From: The Atlantic
For the Love of Stuff
The Atlantic:
“If your house was burning, what would you take with you?” This is the question Foster Huntington asks in his Tumblr (turned book) The Burning House. More than 5000 people from around the world have answered his question in photo form, neatly lining up their most treasured possessions into aesthetically pleasing arrangements.
“At the time when I started the Burning House project, I was living in New York and working as a concept designer for men’s fashion,” says Huntington, now a 26-year-old freelance photographer living in Skamania, Washington. “I was inundated by this culture that was based around the idea that you define who you are by the cool shit that you own. I was interested in the idea that the stuff that’s really important to you isn’t necessarily the stuff that’s most expensive. I had jokingly started asking my friends what they would take if their house was burning, just as kind of a prompt, then I started taking my own photos of things, then posted it on the blog and opened it up for submissions.”
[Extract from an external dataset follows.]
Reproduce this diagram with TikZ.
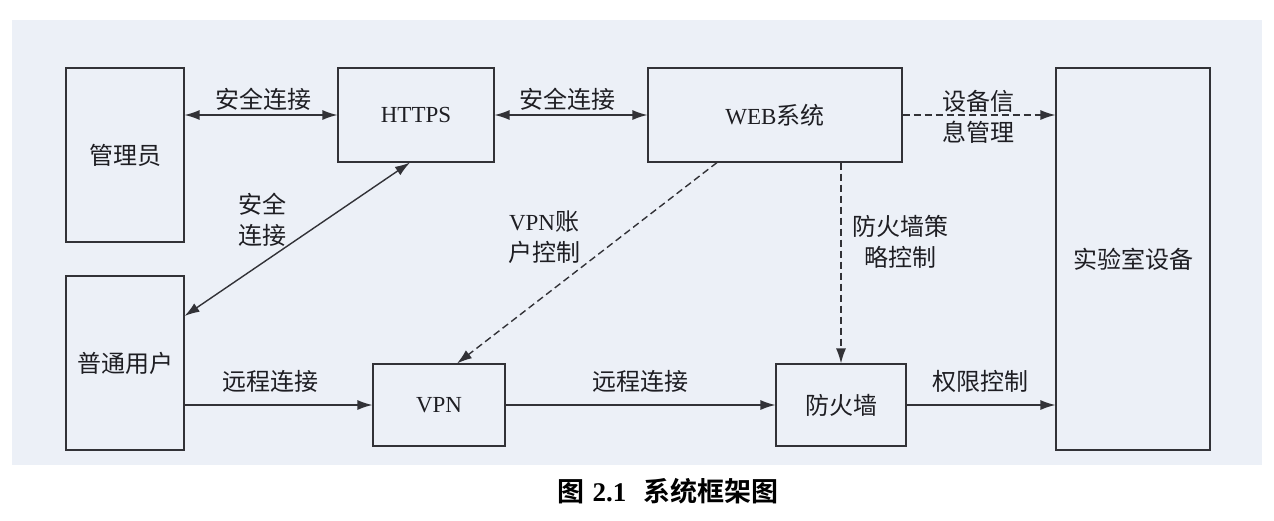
\documentclass[tikz,border=0pt]{standalone}
\usepackage{fontspec}
\setmainfont{Liberation Serif}
\newfontfamily\cjk{Noto Sans CJK SC}
\newfontfamily\cjkb{Noto Sans CJK SC}[BoldFont={* Bold}]
\usetikzlibrary{arrows.meta,calc}
\definecolor{bgc}{RGB}{236,240,247}
\definecolor{linec}{RGB}{50,50,55}
\definecolor{txtc}{RGB}{30,30,35}
\tikzset{
  box/.style={draw=linec, line width=1.1pt, inner sep=0pt, text=txtc,
    font=\fontsize{23}{31}\selectfont},
  lbl/.style={text=txtc, align=center, inner sep=0pt,
    font=\fontsize{24}{31}\selectfont\cjk},
  conn/.style={draw=linec, line width=1.4pt},
  tip/.style={-{Latex[length=15pt,width=10pt]}},
  dtip/.style={{Latex[length=15pt,width=10pt]}-{Latex[length=15pt,width=10pt]}},
  dash6/.style={dash pattern=on 7pt off 4pt}
}
\begin{document}
\begin{tikzpicture}[x=1pt,y=-1pt]
\useasboundingbox (0,0) rectangle (1274,520);
\fill[white] (0,0) rectangle (1274,520);
\fill[bgc] (12,20) rectangle (1262,465);

\node[box, minimum width=118pt, minimum height=174pt] (adm) at (125,155) {\fontsize{24}{31}\selectfont\cjk 管理员};
\node[box, minimum width=156pt, minimum height=94pt] (https) at (416,115) {HTTPS};
\node[box, minimum width=254pt, minimum height=94pt] (web) at (775,115) {WEB{\fontsize{24}{31}\selectfont\cjk 系统}};
\node[box, minimum width=154pt, minimum height=382pt] (lab) at (1133,259) {\fontsize{24}{31}\selectfont\cjk 实验室设备};
\node[box, minimum width=118pt, minimum height=174pt] (user) at (125,363) {\fontsize{24}{31}\selectfont\cjk 普通用户};
\node[box, minimum width=132pt, minimum height=82pt] (vpn) at (439,405) {VPN};
\node[box, minimum width=130pt, minimum height=82pt] (fw) at (841,405) {\fontsize{24}{31}\selectfont\cjk 防火墙};

\draw[conn, dtip] (adm.east |- https.west) -- (https.west);
\draw[conn, dtip] (https.east) -- (web.west);
\draw[conn, tip, dash6] (web.east) -- (lab.west |- web.east);
\draw[conn, dtip] ([yshift=47pt]user.east) -- ([xshift=-6pt]https.south);
\draw[conn, tip, dash6] ([xshift=-58pt]web.south) -- ([xshift=18pt]vpn.north);
\draw[conn, tip, dash6] (fw.north |- web.south) -- (fw.north);
\draw[conn, tip] (user.east |- vpn.west) -- (vpn.west);
\draw[conn, tip] (vpn.east) -- (fw.west);
\draw[conn, tip] (fw.east) -- (lab.west |- fw.east);

\node[lbl] (l1) at (263,99) {安全连接};
\node[lbl] (l2) at (567,99) {安全连接};
\node[lbl] (l3) at (978,117) {设备信\\息管理};
\node[lbl] (l4) at (262,220) {安全\\连接};
\node[lbl] (l5) at (544,237) {{\fontsize{23}{31}\fontspec{Liberation Serif}VPN}账\\户控制};
\node[lbl] (l6) at (900,242) {防火墙策\\略控制};
\node[lbl] (l7) at (270,381) {远程连接};
\node[lbl] (l8) at (640,381) {远程连接};
\node[lbl] (l9) at (980,381) {权限控制};

\node[text=black, inner sep=0pt, font=\fontsize{27}{30}\selectfont] (cap) at (668,491)
  {\cjkb\bfseries 图\hspace{8pt}{\fontspec{Liberation Serif}\bfseries 2.1}\hspace{17pt}系统框架图};
\end{tikzpicture}
\end{document}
There are the practical picks—laptops, passports, and car keys—and the sentimental—photos, stuffed animals, gifts from family. (From his own burning house, Huntington says he’d save film negatives and his hard drive. “Other than that, it can all burn,” he says.) The volume of things chosen makes it seem like most of these people are planning for a pretty slow-burning fire, but if you don’t let yourself get bogged down in the logistics of the hypothetical scenario, the photos are interesting evidence of people’s relationship with objects.